Sec. 127. Cooperation with the FBI

"Any Federal financial regulatory agency shall cooperate with the Federal Bureau of Investigation and other law enforcement agencies investigating fraud, misrepresentation, and malfeasance with respect to development, advertising, and sale of financial products."

That's it? It goes after bad advertising agencies and scam artist that use the FDIC logo on their store window that aren't really a FDIC insured institution, and that's it? That's tough oversight? Everyone simply walks free as the result, amazing! Not only will they walk free, but also may still get their bonuses sometime in the future. For God sake, $700,000,000,000.00 to do that?

Neel Kashkari -- who, on October 6, 2008 -- was appointed as the Interim Assistant Secretary of the Treasury for Financial Stability by Henry Paulson, will now head the financial reconstruction effort. He will maintain his former position as Assistant Secretary of the Treasury for International Economics and Development at the same time. This 35 year old was a former Vice President at Goldman, Sachs & Co. in San Francisco, where he led Goldman's IT Security Investment Banking practice. The is the same firm that also, recently failed.

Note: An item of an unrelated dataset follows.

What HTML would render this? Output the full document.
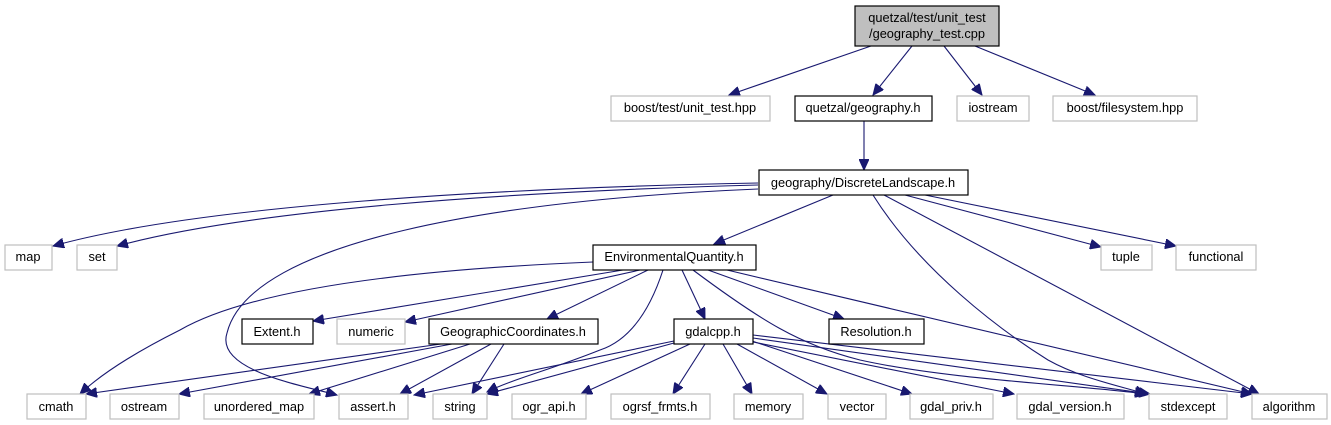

Seems the "youth and inexperince" arguement isn't considered when talking within the corridors of Wall Street. Can a 35 year old Interim Assistant send the entire financial world the message, "We got our best man on it"?

If I were in his position, I would be aweful careful that I wasn't being used as the "fall guy" for this whole thing sometime in the near future. Echo's of Colin Powell's UN speach -- little white bottle of stage prop anthrax in hand -- claiming WMD's, come to mind.

________________________________

Monday, I had forecast the close at approximately 9,200. It close at 9,955.50. I was off by about 650 points.

Tuesday my call was between 9,100 - 9,300 ( basically 9,200). It closed at 9,447.11. This time I was off by 150 - 350 points.

My mid week forecast -- today Wednesday -- was 9,200 exactly. It closed at 9,258.10. Now I'm only 58.10 points off.

Thursday, my call was 9,300. I thought lifting the ban on short sales would stabilze the market for at least a day. Turns out investors took all teh profits they could and ran at the end.

My Friday afternoon forecast is at 8,970 points. I think it's going to be even worse than I had anticipated. WOW!

Firdays tend to be big profit taking days right before teh weekend. Tomorrow will be VERY VERY BAD.

Some still -- not me -- are even speculating the market could tank to around 8,000. I don't see that happneing, as the numbers don't add up.

One of the nicest things to all this -- if there could be a nice thing -- is that much of the real estate that is being estimated low, is estimated too low. It's my belief there will be a rather significant boomerang effect in the value of homes in many markets, but not all.

Those markets that have maintained stability in the last 6-7 years -- outside of the state of Texas, because Texas made subprime loans illegal -- will most likely fall to some degree as their value isn't real and hasn't adjusted down yet. Everything else should go up.